Begin at the line containing "Recreate this image" and stop at the line containing "plt.rcParams['font.family'] = ['Noto"; copy those lines exactly, ends included, and nothing else.

# Start of DATA PROVIDED

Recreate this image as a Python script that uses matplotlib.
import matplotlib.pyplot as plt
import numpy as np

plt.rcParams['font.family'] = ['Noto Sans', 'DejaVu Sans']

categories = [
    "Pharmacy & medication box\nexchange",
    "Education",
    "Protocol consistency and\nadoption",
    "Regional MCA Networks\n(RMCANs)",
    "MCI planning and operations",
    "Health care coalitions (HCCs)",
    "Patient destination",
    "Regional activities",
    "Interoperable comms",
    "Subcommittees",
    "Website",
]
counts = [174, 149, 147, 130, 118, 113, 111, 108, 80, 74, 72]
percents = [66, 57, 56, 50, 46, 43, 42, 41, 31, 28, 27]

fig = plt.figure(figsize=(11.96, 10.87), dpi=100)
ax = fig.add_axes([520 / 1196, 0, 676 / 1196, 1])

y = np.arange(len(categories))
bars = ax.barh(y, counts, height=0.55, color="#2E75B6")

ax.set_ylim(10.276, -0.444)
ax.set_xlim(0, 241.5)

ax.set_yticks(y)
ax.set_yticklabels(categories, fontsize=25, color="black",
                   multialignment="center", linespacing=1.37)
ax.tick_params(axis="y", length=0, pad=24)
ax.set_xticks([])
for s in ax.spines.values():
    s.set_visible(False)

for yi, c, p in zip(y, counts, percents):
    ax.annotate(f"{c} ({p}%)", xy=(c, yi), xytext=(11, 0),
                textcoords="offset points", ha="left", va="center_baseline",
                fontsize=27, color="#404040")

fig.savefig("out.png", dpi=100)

# End of DATA PROVIDED
# Start of DATA PROVIDED

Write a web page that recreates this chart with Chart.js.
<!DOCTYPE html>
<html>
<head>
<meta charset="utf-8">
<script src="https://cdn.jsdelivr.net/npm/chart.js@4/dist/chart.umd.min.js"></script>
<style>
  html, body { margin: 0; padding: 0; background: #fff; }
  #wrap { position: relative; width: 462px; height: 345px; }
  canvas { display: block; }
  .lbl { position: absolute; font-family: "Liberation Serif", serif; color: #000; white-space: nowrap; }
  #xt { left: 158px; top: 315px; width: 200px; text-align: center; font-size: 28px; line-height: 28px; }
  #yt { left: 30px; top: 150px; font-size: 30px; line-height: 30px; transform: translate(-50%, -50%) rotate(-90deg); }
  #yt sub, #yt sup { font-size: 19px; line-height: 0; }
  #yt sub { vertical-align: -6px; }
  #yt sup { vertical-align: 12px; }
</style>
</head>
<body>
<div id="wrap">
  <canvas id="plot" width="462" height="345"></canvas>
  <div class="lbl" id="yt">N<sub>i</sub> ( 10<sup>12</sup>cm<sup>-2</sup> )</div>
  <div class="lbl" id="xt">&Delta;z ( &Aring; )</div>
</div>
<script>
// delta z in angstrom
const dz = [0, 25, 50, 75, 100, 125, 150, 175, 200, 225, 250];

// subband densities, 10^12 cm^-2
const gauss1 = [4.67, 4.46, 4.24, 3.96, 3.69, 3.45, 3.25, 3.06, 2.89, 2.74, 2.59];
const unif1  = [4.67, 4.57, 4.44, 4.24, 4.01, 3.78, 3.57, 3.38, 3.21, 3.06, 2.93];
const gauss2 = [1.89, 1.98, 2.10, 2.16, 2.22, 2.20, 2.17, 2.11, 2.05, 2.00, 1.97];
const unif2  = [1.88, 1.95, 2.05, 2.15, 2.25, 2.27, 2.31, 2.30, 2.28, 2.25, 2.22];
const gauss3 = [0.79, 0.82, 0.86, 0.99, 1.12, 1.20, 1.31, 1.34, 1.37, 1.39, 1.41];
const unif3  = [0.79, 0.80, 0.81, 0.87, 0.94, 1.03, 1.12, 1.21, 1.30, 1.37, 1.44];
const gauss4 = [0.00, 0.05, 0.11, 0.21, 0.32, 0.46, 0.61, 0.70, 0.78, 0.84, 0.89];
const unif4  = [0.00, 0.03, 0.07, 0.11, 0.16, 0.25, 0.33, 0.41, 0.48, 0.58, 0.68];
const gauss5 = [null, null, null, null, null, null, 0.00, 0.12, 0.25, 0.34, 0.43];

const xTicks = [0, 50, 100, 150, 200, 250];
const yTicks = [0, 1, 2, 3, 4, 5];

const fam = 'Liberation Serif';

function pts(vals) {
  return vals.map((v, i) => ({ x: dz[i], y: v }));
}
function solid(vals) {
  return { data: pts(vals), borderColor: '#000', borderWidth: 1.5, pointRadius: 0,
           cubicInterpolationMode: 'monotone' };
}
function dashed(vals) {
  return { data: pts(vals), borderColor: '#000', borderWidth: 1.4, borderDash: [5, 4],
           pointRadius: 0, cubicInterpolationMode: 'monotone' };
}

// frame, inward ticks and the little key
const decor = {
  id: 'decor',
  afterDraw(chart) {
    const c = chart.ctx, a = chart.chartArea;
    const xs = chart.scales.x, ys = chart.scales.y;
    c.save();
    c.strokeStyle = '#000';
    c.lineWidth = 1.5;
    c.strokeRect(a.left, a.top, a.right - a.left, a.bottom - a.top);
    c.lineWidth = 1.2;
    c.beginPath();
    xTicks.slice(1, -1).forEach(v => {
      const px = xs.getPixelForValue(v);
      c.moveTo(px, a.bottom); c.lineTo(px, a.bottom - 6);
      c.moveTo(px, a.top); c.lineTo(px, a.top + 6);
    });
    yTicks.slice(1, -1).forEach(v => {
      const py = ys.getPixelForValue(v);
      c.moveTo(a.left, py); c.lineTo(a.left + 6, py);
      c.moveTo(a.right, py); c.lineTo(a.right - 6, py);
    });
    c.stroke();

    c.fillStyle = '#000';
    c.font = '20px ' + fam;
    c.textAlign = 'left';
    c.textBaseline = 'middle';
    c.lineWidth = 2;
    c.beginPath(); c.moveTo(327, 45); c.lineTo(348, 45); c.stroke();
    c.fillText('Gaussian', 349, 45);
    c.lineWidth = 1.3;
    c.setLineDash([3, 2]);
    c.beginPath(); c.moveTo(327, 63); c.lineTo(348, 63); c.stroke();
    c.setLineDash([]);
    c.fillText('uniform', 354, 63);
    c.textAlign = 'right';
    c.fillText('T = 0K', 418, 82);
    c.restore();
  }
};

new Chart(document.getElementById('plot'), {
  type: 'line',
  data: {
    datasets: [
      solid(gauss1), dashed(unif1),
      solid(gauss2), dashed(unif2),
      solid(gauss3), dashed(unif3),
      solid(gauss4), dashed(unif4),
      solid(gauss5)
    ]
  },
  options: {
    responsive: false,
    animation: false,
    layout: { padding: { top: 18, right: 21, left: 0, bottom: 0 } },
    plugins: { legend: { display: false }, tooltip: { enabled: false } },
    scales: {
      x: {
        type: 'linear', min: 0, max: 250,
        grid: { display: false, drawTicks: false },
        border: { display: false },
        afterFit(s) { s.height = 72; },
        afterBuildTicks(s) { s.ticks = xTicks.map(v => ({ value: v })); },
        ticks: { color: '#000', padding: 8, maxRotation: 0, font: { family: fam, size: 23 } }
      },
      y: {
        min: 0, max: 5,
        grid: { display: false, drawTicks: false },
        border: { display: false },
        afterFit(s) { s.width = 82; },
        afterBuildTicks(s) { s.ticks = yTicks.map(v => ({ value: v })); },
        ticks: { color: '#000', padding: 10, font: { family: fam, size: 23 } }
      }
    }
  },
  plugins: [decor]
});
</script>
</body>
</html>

# End of DATA PROVIDED

THE SOLUTION:
Recreate this image as a Python script that uses matplotlib.
import matplotlib.pyplot as plt
import numpy as np

plt.rcParams['font.family'] = ['Noto Sans', 'DejaVu Sans']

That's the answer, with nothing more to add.